I’ve never been one to buy many singles – something to do with coming of record buying age in the early 1970s, I guess, when albums were the thing. But every now and then, you’ve got to adjust your strategies. Like hearing Dinosaur Jr‘s planet killing version of the Cure’s Just Like Heaven on the radio one sublime summer day and immediately needing to own the record. But all I could find was a 7-inch. Which if I’d been truly cool would’ve triggered a whole new phase for me, 7-inches being all the rage as the 80s turned over into the 90s, particularly if you were into raw sort of proto-grunge indie-rock. But I’ve never really been into just one sound or attitude. It’s always been everything, if possible. Which to my mind (and heart) is what J Mascis and crew accomplish here, the kind of rapturous, all encompassing escape velocity that redefines reality forever … until it suddenly just has to stop.” (Philip Random)
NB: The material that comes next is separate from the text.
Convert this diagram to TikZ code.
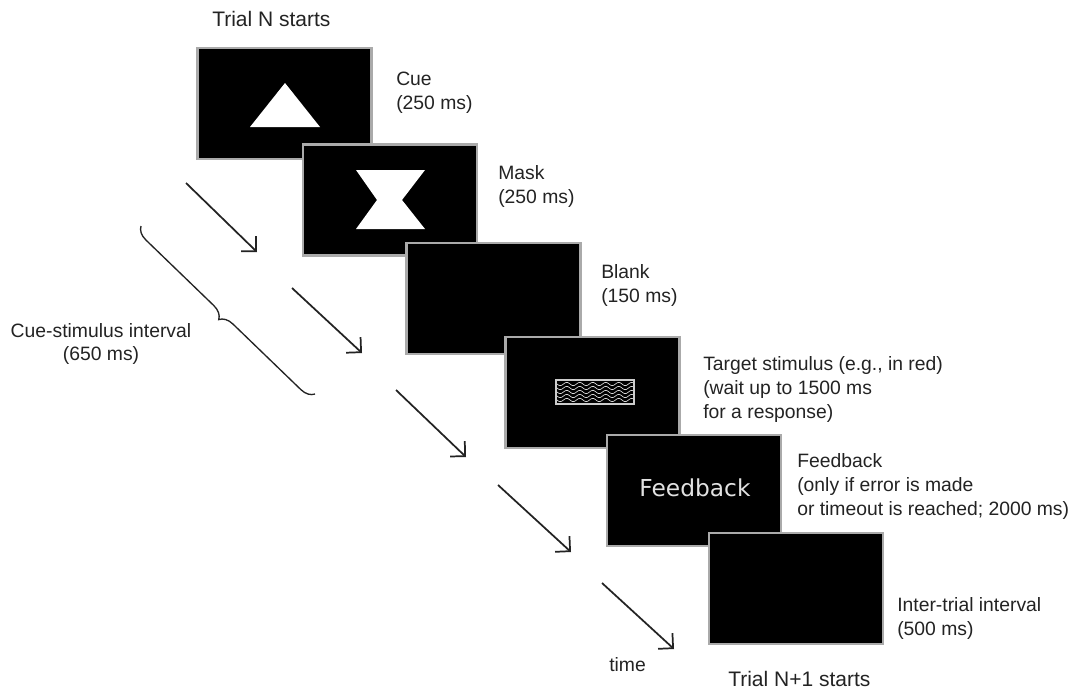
\documentclass[tikz,border=0pt]{standalone}
\usepackage{fontspec}
\setmainfont{Liberation Sans}
\newfontfamily\dejavu{DejaVu Sans}
\usetikzlibrary{arrows.meta,decorations.pathreplacing}
\definecolor{txt}{RGB}{35,35,35}
\definecolor{frame}{RGB}{170,170,170}
\definecolor{fbtext}{RGB}{225,225,225}
\begin{document}
\begin{tikzpicture}[x=0.75pt,y=-0.75pt,
  screen/.style={draw=frame,fill=black,line width=1.8pt,minimum width=130.5pt,minimum height=83.25pt,inner sep=0pt,outer sep=0pt},
  lbl/.style={anchor=base west,align=left,inner sep=0pt,text=txt,font=\fontsize{14.5}{18}\selectfont},
  ttl/.style={anchor=base west,inner sep=0pt,text=txt,font=\fontsize{15.75}{19}\selectfont},
  tarrow/.style={draw=txt,line width=1.3pt,-{Straight Barb[length=8pt,width=16pt,line width=1.3pt]}},
  wave/.style={draw=white!85!black,line width=0.5pt},
]
\useasboundingbox (0,0) rectangle (1075,689);
\fill[white] (0,0) rectangle (1075,689);

% screens
\node[screen] (s1) at (284.5,103.5) {};
\fill[white] (250,127) -- (320,127) -- (285,83) -- cycle;
\node[screen] (s2) at (390,200) {};
\fill[white] (356,170) -- (425,170) -- (402,200) -- (425,229) -- (356,229) -- (377,200) -- cycle;
\node[screen] (s3) at (493.5,298.5) {};
\node[screen] (s4) at (592.5,392.5) {};
\node[draw=white!80!black,line width=0.8pt,minimum width=58.5pt,minimum height=18pt,inner sep=0pt] (stim) at (595,392) {};
\begin{scope}
  \clip (557,381) rectangle (633,403);
  \foreach \yy in {384,388,392,396,400}{
    \draw[wave] plot[domain=557:633,samples=80] (\x,{\yy+1.6*sin((\x-557)*27.7)});
  }
\end{scope}
\node[screen] (s5) at (694,490.5) {};
\node[anchor=base,inner sep=0pt,text=fbtext,font=\dejavu\fontsize{17.5}{20}\selectfont] (fb) at (695,496) {Feedback};
\node[screen] (s6) at (796,588.5) {};

% labels (anchor = baseline of the last line)
\node[ttl] (t1) at (212,26) {Trial N starts};
\node[lbl] (l1) at (396,109) {Cue\\(250 ms)};
\node[lbl] (l2) at (498,203) {Mask\\(250 ms)};
\node[lbl] (l3) at (601,302) {Blank\\(150 ms)};
\node[lbl] (l4) at (703,418) {Target stimulus (e.g., in red)\\(wait up to 1500 ms\\for a response)};
\node[lbl] (l5) at (797,515) {Feedback\\(only if error is made\\or timeout is reached; 2000 ms)};
\node[lbl] (l6) at (897,635) {Inter-trial interval\\(500 ms)};
\node[ttl] (t2) at (728,686) {Trial N+1 starts};
\node[anchor=base,align=center,inner sep=0pt,text=txt,font=\fontsize{14.5}{17.25}\selectfont] (csi) at (101,360) {Cue-stimulus interval\\(650 ms)};
\node[lbl] (tm) at (609,671) {time};

% arrows
\coordinate (a1s) at (186,183); \coordinate (a1e) at (257,252);
\coordinate (a2s) at (292,288); \coordinate (a2e) at (362,353);
\coordinate (a3s) at (396,390); \coordinate (a3e) at (466,457);
\coordinate (a4s) at (498,485); \coordinate (a4e) at (571,552);
\coordinate (a5s) at (602,583); \coordinate (a5e) at (674,649);
\foreach \i in {1,...,5}{\draw[tarrow] (a\i s) -- (a\i e);}

% brace
\coordinate (b1) at (141,226);
\coordinate (b2) at (315,394);
\draw[txt,line width=1pt,decorate,decoration={brace,mirror,amplitude=10pt}] (b1) -- (b2);
\end{tikzpicture}
\end{document}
216. never enough [big mix]

“If there’s a typical Cure track, the extended (BIG) mix of Never Enough is not it. What it is, is truth in advertising. In other words, big. So much so that I’m going to suggest that its keen sense of pumped up sonics pretty much defined the near future of rock infused pop (yes, champions of U2’s Achtung Baby which came out a good year later – I’m talking to you). As for the song itself (which never showed up on a proper Cure album), it’s just more evidence that when it comes to a certain kind of delirious desire put to pop, Robert Smith has few equals. And you can dance to it.” (Philip Random)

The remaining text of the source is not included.